Why isn't nuclear energy that popular? From what I know about energy sources, it seems to be the best option.

Political pressure. The legacy of nuclear accidents in the past and the very high cost of designing and building new ones has stopped it.

But compared to the reactors running now, modern nuclear designs are MUCH safer and more efficient. I believe they are a great stopgap between fossil fuels and an eventual 100% renewable future but not a permanent solution (even uranium is finite).

I'm a big fan of nuclear fusion as an upcoming technology, seeing as it's completely safe, no long-term waste, much more reliable than wind/solar. Only problem is it isn't quite ready.



Soleron said

I'm a big fan of nuclear fusion as an upcoming technology, seeing as it's completely safe, no long-term waste, much more reliable than wind/solar.

Much more reliable? You mean the sun isn't shining in the desert tomorrow?

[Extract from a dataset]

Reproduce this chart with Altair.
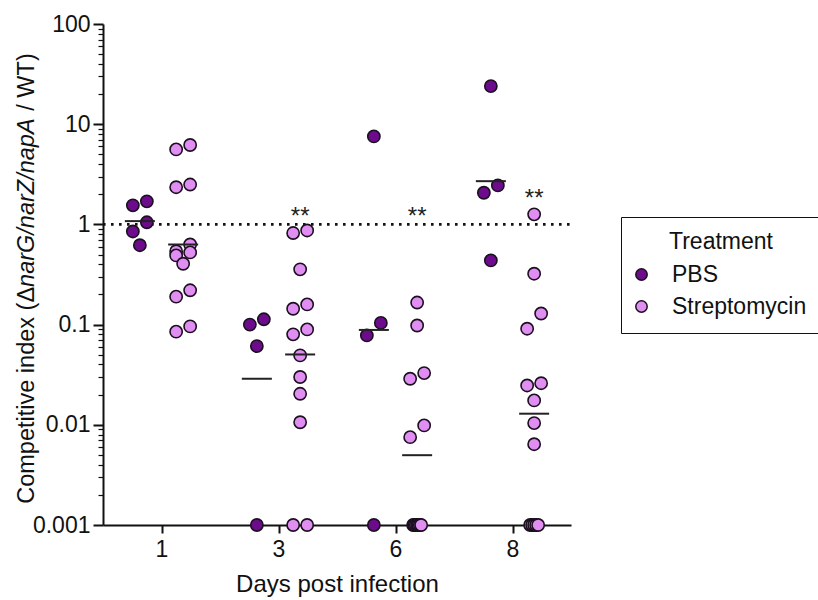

Of course when people think of fusion, they think of DD or DT fusion. These reactions create a mess of neutrons that destabalizes and "poisons" the equipment over time. If you dismantle a nuclear power plant, pretty much everything is radioactive waste, same is likely true for a fusion plant.

Fusion sounds interesting but the equipment will be way too complex/expensive to build/handle. Mirrors, water in a steam engine is much simpler technology available now. As the engineering rule number one goes "Fusion is the technology of the future. Always was and always will be".



Cobretti2 said:

At the time this was a pretty interesting report, however since then Haven't really herd much.

 


Interestingly the inventor of that ended up dead less than two years after making his discovery due to pnemonia. Not too into conspiracy theories, but that's quite convienant.



brendude13 said:
MDMAlliance said:
Solution: Go nuclear.

Why isn't nuclear energy that popular? From what I know about energy sources, it seems to be the best option.


Fear mostly.  Back when the cold war started, the US actual allowed and helped cultivate a bit of an overreaction about how dangerous nuclear weapons are kind of as an added deterant in the Cold War.

The effects of the worst nuclear meltdowns are actually a lot tamer then you would expect.